To get its students off on the right foot with its greener priorities, UCSB will launch a Sustainability Blitz next week.

“What we’re trying to do as students come back from summer vacation is to get everyone excited about the efforts that have already taken place and then really take off on the successes,” said Ron Cortez, associate vice chancellor for administrative services.

While the university has been incorporating greener standards and practices on its campus through its campus sustainability plan, the selection of Cortez to head the movement signals the university’s intentions to make a comprehensive push toward sustainability.

UCSB recently scored 94 out of 99 points in the Princeton Review for top green colleges. 

The 2008-09 academic year begins with Celine Cousteau, the daughter of ocean explorer and filmmaker Jean-Michel Cousteau and granddaughter of the legendary Jacques Cousteau at the new-student convocation on Monday. According to the university, she is expected to address environmental issues in the keynote address.

There will also be a screening that day in Campbell Hall presented by Cousteau and her father about the work of Jean-Michel Cousteau’s Ocean Futures Society.

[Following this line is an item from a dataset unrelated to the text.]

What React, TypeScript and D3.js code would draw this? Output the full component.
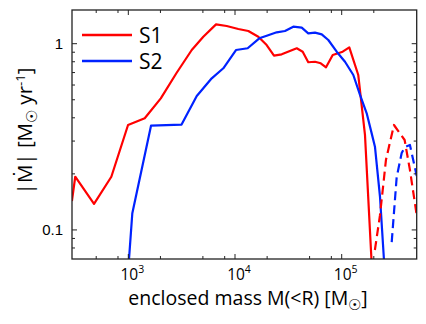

Chancellor Henry Yang, who last spring announced the adoption of the campus sustainability plan, also will speak at the convocation.

According to Cortez, green will continue to be the theme for the rest of the academic year, as the university intends to present its goals, progress and ideas through various media and displays throughout campus. Students will be invited to participate in UCSB’s endeavor to reduce waste and greenhouse gas emissions, conserve water, become more energy efficient and “leave no footprint behind.”

“There’s other things we can continue to do,” said Cortez, who said a sustainability committee will be appointed in a few weeks. One of the first programs the university is planning to roll out is with local trash hauler MarBorg Industries to develop a food-waste composting program, which ideally would compost both food and biodegradable packaging on campus.

“One of the bigger projects will be our investigation of alternative energy,” he said.

At the end of the 2008-09 academic year, UCSB will host the 2009 Sustainability for California’s Higher Education Coalition: University of California, California State University and California Community Colleges conference. It will be held June 21-24.

The effort also will go beyond campus into the local community, said Cortez, who’s planning a forum, probably at the end of the academic year, where local businesses and the university can contribute concerns and ideas.

“We’re all tied together anyway,” Cortez said. “We all live on the South Coast, and it’s important for us to share any information we have, especially with small business, because they’re not going to have the resources a large corporation may have.”